++++ Extracted information
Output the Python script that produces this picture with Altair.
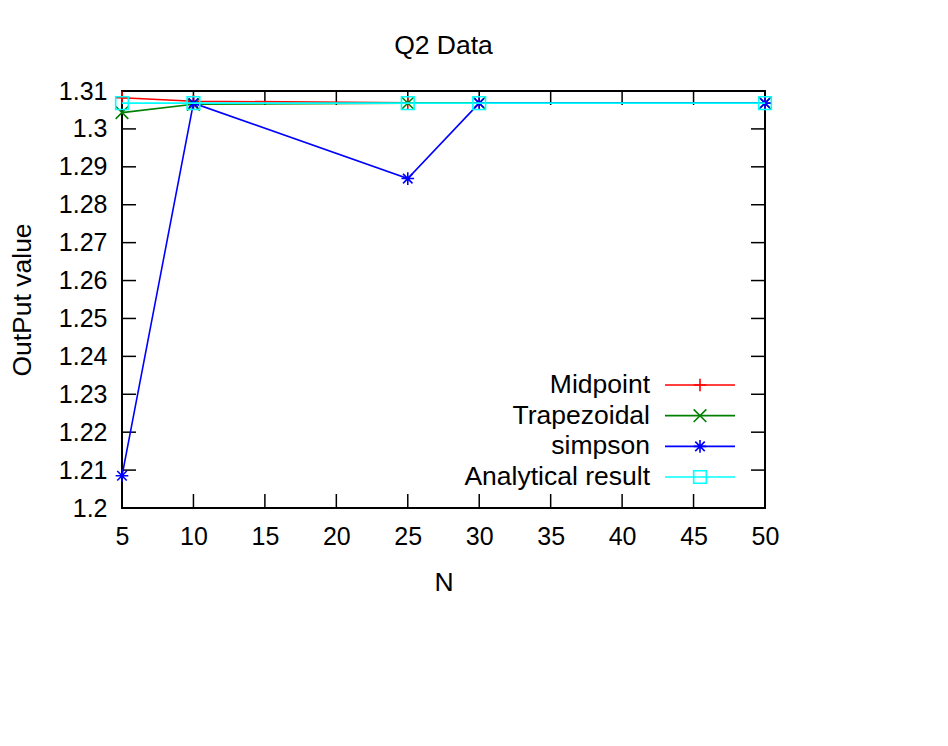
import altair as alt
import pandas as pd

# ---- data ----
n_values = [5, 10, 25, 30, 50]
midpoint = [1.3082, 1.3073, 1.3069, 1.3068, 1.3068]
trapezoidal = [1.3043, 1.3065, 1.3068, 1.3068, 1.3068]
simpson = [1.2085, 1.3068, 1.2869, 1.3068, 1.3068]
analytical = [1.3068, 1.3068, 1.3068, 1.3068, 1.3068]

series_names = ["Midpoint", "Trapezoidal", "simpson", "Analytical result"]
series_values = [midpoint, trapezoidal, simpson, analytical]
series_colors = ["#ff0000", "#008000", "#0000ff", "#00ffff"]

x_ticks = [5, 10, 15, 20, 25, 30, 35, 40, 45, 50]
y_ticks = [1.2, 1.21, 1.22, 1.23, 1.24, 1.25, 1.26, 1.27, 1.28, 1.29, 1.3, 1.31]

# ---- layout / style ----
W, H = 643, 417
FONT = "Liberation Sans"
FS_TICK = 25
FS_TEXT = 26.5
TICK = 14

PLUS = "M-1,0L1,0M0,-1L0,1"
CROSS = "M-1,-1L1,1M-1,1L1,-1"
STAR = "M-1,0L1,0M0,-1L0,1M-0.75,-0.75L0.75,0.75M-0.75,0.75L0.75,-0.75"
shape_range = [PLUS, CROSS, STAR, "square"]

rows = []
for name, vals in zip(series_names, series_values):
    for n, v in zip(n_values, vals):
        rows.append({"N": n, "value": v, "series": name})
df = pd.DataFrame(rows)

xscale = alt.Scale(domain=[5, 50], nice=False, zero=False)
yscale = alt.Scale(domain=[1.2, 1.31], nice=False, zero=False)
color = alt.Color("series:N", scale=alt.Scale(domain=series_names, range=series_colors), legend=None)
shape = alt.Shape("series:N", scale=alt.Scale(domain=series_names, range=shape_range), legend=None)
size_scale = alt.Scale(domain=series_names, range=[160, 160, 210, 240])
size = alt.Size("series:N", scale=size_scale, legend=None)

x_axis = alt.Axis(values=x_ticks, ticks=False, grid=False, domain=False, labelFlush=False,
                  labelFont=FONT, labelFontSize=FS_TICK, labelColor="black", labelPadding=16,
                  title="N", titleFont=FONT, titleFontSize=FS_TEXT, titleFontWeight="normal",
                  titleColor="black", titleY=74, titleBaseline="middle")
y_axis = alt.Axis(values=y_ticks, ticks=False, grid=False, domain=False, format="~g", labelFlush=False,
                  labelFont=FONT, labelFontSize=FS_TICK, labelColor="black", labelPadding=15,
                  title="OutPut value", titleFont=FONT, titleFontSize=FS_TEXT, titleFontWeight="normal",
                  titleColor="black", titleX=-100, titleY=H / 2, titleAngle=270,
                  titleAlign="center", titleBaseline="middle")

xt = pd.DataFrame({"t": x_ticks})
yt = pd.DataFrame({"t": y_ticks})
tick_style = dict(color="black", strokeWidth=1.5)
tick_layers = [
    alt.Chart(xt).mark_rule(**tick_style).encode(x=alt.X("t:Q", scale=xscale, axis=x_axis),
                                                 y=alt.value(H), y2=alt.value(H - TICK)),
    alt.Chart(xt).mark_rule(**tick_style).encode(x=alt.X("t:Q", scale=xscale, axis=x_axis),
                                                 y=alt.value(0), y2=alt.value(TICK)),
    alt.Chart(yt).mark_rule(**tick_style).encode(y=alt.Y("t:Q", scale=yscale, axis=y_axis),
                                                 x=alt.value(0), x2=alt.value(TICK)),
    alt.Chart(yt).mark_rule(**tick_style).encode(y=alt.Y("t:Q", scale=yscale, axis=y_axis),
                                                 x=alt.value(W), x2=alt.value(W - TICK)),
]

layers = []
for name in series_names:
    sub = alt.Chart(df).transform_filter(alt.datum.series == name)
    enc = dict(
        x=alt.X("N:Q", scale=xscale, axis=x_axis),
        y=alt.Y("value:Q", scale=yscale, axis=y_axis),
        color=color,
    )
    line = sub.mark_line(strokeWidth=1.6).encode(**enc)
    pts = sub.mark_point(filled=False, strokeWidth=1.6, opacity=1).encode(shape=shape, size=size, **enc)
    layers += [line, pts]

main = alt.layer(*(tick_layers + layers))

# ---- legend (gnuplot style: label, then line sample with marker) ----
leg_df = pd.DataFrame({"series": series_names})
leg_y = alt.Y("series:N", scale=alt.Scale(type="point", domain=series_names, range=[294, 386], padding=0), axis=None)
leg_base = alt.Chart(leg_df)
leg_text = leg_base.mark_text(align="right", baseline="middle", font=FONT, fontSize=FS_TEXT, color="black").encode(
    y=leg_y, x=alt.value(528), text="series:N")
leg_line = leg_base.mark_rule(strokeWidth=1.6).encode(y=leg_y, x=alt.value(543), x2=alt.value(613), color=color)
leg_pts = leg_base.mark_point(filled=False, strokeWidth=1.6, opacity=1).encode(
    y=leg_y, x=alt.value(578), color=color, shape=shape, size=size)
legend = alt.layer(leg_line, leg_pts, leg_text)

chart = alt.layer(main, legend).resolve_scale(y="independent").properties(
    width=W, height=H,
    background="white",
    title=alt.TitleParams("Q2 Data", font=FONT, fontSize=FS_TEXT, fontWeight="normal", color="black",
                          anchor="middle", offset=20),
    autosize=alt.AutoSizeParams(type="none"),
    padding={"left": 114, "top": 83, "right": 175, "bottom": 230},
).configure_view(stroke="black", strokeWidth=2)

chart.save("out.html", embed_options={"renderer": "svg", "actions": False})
++++++++
++++ Extracted information
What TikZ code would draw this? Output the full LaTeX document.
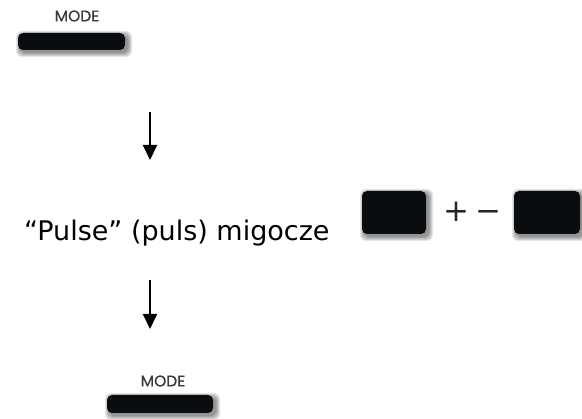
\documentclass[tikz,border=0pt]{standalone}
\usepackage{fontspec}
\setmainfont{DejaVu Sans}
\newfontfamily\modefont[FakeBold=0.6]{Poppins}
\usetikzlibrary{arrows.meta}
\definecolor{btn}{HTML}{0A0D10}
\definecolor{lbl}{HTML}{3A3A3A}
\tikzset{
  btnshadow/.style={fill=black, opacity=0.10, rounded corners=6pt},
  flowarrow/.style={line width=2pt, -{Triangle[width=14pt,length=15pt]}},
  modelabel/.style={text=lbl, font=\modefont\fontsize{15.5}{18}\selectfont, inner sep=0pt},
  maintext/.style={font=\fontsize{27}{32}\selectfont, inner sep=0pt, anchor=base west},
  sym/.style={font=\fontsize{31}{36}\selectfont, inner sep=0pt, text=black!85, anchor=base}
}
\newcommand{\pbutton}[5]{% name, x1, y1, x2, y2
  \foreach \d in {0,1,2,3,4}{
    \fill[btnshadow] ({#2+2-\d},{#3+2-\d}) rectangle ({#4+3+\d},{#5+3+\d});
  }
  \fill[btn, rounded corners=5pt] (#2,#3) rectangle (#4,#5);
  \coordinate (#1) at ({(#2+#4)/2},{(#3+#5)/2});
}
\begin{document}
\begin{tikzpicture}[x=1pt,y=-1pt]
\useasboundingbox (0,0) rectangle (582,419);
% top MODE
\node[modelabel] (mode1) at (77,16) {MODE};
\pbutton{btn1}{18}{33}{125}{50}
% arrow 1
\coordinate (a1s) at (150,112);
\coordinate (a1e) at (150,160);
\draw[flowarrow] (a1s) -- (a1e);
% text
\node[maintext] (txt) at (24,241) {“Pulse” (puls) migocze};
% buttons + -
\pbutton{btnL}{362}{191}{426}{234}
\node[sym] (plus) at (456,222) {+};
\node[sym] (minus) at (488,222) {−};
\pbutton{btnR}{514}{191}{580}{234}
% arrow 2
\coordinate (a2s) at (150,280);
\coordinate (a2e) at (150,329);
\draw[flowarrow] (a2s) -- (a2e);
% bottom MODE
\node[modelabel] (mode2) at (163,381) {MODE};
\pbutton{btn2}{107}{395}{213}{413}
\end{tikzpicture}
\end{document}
++++++++
● Required work
Copy only the lines above from the one containing "Output the Python" through the one containing "import pandas as pd", both included. Leave out the pictures.

● Complete answer
Output the Python script that produces this picture with Altair.
import altair as alt
import pandas as pd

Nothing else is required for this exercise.